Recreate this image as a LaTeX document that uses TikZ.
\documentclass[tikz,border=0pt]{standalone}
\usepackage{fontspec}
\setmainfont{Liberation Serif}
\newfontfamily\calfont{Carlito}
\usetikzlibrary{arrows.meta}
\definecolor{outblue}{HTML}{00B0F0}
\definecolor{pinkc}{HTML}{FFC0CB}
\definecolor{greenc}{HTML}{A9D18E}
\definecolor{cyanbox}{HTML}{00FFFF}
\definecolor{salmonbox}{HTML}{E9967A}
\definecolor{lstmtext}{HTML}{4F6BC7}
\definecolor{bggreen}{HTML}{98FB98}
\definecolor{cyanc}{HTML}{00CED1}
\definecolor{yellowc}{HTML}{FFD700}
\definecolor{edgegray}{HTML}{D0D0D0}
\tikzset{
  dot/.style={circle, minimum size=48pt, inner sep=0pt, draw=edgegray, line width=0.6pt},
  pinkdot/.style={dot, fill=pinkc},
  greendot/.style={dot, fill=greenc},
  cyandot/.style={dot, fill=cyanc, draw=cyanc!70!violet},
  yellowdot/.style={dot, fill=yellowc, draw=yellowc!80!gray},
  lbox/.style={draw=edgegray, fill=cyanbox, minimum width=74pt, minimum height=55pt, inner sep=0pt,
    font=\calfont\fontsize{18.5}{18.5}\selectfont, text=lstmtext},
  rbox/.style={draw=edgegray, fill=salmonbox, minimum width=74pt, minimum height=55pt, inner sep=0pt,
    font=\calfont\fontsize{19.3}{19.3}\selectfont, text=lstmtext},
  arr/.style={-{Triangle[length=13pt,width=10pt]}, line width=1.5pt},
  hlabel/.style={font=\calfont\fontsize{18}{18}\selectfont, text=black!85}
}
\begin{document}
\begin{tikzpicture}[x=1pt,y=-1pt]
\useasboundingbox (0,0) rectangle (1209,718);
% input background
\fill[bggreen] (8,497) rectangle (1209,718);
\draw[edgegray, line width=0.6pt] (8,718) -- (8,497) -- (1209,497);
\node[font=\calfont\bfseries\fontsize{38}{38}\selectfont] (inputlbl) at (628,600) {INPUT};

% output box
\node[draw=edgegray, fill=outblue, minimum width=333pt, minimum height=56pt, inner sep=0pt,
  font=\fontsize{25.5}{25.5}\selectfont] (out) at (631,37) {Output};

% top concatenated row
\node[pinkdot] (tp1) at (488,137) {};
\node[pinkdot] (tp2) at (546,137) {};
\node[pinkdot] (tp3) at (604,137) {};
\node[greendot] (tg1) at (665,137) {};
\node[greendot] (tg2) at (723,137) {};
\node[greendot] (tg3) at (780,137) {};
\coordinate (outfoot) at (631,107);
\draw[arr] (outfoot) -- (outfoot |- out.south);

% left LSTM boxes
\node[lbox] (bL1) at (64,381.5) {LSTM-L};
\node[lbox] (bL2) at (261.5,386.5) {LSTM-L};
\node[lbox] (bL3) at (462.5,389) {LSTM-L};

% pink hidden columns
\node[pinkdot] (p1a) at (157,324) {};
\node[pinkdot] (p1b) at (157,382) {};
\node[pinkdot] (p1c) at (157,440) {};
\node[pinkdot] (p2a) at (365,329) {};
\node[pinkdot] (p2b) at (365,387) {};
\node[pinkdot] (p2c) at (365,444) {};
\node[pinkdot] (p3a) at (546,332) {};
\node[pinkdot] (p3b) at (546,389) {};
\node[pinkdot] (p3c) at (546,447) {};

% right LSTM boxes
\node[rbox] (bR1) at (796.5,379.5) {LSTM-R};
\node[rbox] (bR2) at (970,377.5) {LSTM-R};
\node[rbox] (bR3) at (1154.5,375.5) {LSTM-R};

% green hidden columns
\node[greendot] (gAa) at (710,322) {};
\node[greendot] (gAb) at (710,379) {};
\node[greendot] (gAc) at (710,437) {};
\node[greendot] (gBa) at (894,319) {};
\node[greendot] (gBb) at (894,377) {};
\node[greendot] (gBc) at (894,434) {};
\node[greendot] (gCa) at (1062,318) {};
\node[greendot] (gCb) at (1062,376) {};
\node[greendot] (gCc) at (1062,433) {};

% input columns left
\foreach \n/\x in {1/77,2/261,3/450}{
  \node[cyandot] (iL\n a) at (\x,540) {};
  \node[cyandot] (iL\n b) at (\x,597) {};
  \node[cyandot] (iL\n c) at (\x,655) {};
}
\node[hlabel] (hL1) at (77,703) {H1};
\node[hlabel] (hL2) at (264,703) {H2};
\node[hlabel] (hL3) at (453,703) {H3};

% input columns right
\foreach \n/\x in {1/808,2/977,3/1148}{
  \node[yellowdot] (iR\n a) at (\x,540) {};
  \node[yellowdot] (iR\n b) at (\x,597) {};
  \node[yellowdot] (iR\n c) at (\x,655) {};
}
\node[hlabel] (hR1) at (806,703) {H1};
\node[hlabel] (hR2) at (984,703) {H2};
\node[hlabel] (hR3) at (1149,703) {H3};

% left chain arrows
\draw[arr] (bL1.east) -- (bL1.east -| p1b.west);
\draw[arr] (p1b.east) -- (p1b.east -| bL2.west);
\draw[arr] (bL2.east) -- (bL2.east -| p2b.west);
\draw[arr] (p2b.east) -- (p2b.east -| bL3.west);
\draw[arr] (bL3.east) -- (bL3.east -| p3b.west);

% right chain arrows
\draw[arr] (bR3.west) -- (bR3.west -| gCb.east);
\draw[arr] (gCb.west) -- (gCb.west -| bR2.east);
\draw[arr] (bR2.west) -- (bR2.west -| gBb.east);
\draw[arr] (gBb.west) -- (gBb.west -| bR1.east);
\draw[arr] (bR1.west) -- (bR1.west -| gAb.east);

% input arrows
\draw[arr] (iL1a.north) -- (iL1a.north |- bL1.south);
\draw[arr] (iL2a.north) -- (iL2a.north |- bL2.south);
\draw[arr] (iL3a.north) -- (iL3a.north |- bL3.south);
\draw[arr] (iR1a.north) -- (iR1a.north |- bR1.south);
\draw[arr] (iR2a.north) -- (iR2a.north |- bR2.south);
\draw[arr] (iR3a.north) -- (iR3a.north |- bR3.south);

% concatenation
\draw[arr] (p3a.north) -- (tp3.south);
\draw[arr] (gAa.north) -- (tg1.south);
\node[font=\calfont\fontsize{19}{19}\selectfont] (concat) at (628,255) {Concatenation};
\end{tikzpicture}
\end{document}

★ ★ ★ ★

Exercise instructions: Extract the listing in its entirety, matching it exactly.

The solution:
Recreate this image as a LaTeX document that uses TikZ.
\documentclass[tikz,border=0pt]{standalone}
\usepackage{fontspec}
\setmainfont{Liberation Serif}
\newfontfamily\calfont{Carlito}
\usetikzlibrary{arrows.meta}
\definecolor{outblue}{HTML}{00B0F0}
\definecolor{pinkc}{HTML}{FFC0CB}
\definecolor{greenc}{HTML}{A9D18E}
\definecolor{cyanbox}{HTML}{00FFFF}
\definecolor{salmonbox}{HTML}{E9967A}
\definecolor{lstmtext}{HTML}{4F6BC7}
\definecolor{bggreen}{HTML}{98FB98}
\definecolor{cyanc}{HTML}{00CED1}
\definecolor{yellowc}{HTML}{FFD700}
\definecolor{edgegray}{HTML}{D0D0D0}
\tikzset{
  dot/.style={circle, minimum size=48pt, inner sep=0pt, draw=edgegray, line width=0.6pt},
  pinkdot/.style={dot, fill=pinkc},
  greendot/.style={dot, fill=greenc},
  cyandot/.style={dot, fill=cyanc, draw=cyanc!70!violet},
  yellowdot/.style={dot, fill=yellowc, draw=yellowc!80!gray},
  lbox/.style={draw=edgegray, fill=cyanbox, minimum width=74pt, minimum height=55pt, inner sep=0pt,
    font=\calfont\fontsize{18.5}{18.5}\selectfont, text=lstmtext},
  rbox/.style={draw=edgegray, fill=salmonbox, minimum width=74pt, minimum height=55pt, inner sep=0pt,
    font=\calfont\fontsize{19.3}{19.3}\selectfont, text=lstmtext},
  arr/.style={-{Triangle[length=13pt,width=10pt]}, line width=1.5pt},
  hlabel/.style={font=\calfont\fontsize{18}{18}\selectfont, text=black!85}
}
\begin{document}
\begin{tikzpicture}[x=1pt,y=-1pt]
\useasboundingbox (0,0) rectangle (1209,718);
% input background
\fill[bggreen] (8,497) rectangle (1209,718);
\draw[edgegray, line width=0.6pt] (8,718) -- (8,497) -- (1209,497);
\node[font=\calfont\bfseries\fontsize{38}{38}\selectfont] (inputlbl) at (628,600) {INPUT};

% output box
\node[draw=edgegray, fill=outblue, minimum width=333pt, minimum height=56pt, inner sep=0pt,
  font=\fontsize{25.5}{25.5}\selectfont] (out) at (631,37) {Output};

% top concatenated row
\node[pinkdot] (tp1) at (488,137) {};
\node[pinkdot] (tp2) at (546,137) {};
\node[pinkdot] (tp3) at (604,137) {};
\node[greendot] (tg1) at (665,137) {};
\node[greendot] (tg2) at (723,137) {};
\node[greendot] (tg3) at (780,137) {};
\coordinate (outfoot) at (631,107);
\draw[arr] (outfoot) -- (outfoot |- out.south);

% left LSTM boxes
\node[lbox] (bL1) at (64,381.5) {LSTM-L};
\node[lbox] (bL2) at (261.5,386.5) {LSTM-L};
\node[lbox] (bL3) at (462.5,389) {LSTM-L};

% pink hidden columns
\node[pinkdot] (p1a) at (157,324) {};
\node[pinkdot] (p1b) at (157,382) {};
\node[pinkdot] (p1c) at (157,440) {};
\node[pinkdot] (p2a) at (365,329) {};
\node[pinkdot] (p2b) at (365,387) {};
\node[pinkdot] (p2c) at (365,444) {};
\node[pinkdot] (p3a) at (546,332) {};
\node[pinkdot] (p3b) at (546,389) {};
\node[pinkdot] (p3c) at (546,447) {};

% right LSTM boxes
\node[rbox] (bR1) at (796.5,379.5) {LSTM-R};
\node[rbox] (bR2) at (970,377.5) {LSTM-R};
\node[rbox] (bR3) at (1154.5,375.5) {LSTM-R};

% green hidden columns
\node[greendot] (gAa) at (710,322) {};
\node[greendot] (gAb) at (710,379) {};
\node[greendot] (gAc) at (710,437) {};
\node[greendot] (gBa) at (894,319) {};
\node[greendot] (gBb) at (894,377) {};
\node[greendot] (gBc) at (894,434) {};
\node[greendot] (gCa) at (1062,318) {};
\node[greendot] (gCb) at (1062,376) {};
\node[greendot] (gCc) at (1062,433) {};

% input columns left
\foreach \n/\x in {1/77,2/261,3/450}{
  \node[cyandot] (iL\n a) at (\x,540) {};
  \node[cyandot] (iL\n b) at (\x,597) {};
  \node[cyandot] (iL\n c) at (\x,655) {};
}
\node[hlabel] (hL1) at (77,703) {H1};
\node[hlabel] (hL2) at (264,703) {H2};
\node[hlabel] (hL3) at (453,703) {H3};

% input columns right
\foreach \n/\x in {1/808,2/977,3/1148}{
  \node[yellowdot] (iR\n a) at (\x,540) {};
  \node[yellowdot] (iR\n b) at (\x,597) {};
  \node[yellowdot] (iR\n c) at (\x,655) {};
}
\node[hlabel] (hR1) at (806,703) {H1};
\node[hlabel] (hR2) at (984,703) {H2};
\node[hlabel] (hR3) at (1149,703) {H3};

% left chain arrows
\draw[arr] (bL1.east) -- (bL1.east -| p1b.west);
\draw[arr] (p1b.east) -- (p1b.east -| bL2.west);
\draw[arr] (bL2.east) -- (bL2.east -| p2b.west);
\draw[arr] (p2b.east) -- (p2b.east -| bL3.west);
\draw[arr] (bL3.east) -- (bL3.east -| p3b.west);

% right chain arrows
\draw[arr] (bR3.west) -- (bR3.west -| gCb.east);
\draw[arr] (gCb.west) -- (gCb.west -| bR2.east);
\draw[arr] (bR2.west) -- (bR2.west -| gBb.east);
\draw[arr] (gBb.west) -- (gBb.west -| bR1.east);
\draw[arr] (bR1.west) -- (bR1.west -| gAb.east);

% input arrows
\draw[arr] (iL1a.north) -- (iL1a.north |- bL1.south);
\draw[arr] (iL2a.north) -- (iL2a.north |- bL2.south);
\draw[arr] (iL3a.north) -- (iL3a.north |- bL3.south);
\draw[arr] (iR1a.north) -- (iR1a.north |- bR1.south);
\draw[arr] (iR2a.north) -- (iR2a.north |- bR2.south);
\draw[arr] (iR3a.north) -- (iR3a.north |- bR3.south);

% concatenation
\draw[arr] (p3a.north) -- (tp3.south);
\draw[arr] (gAa.north) -- (tg1.south);
\node[font=\calfont\fontsize{19}{19}\selectfont] (concat) at (628,255) {Concatenation};
\end{tikzpicture}
\end{document}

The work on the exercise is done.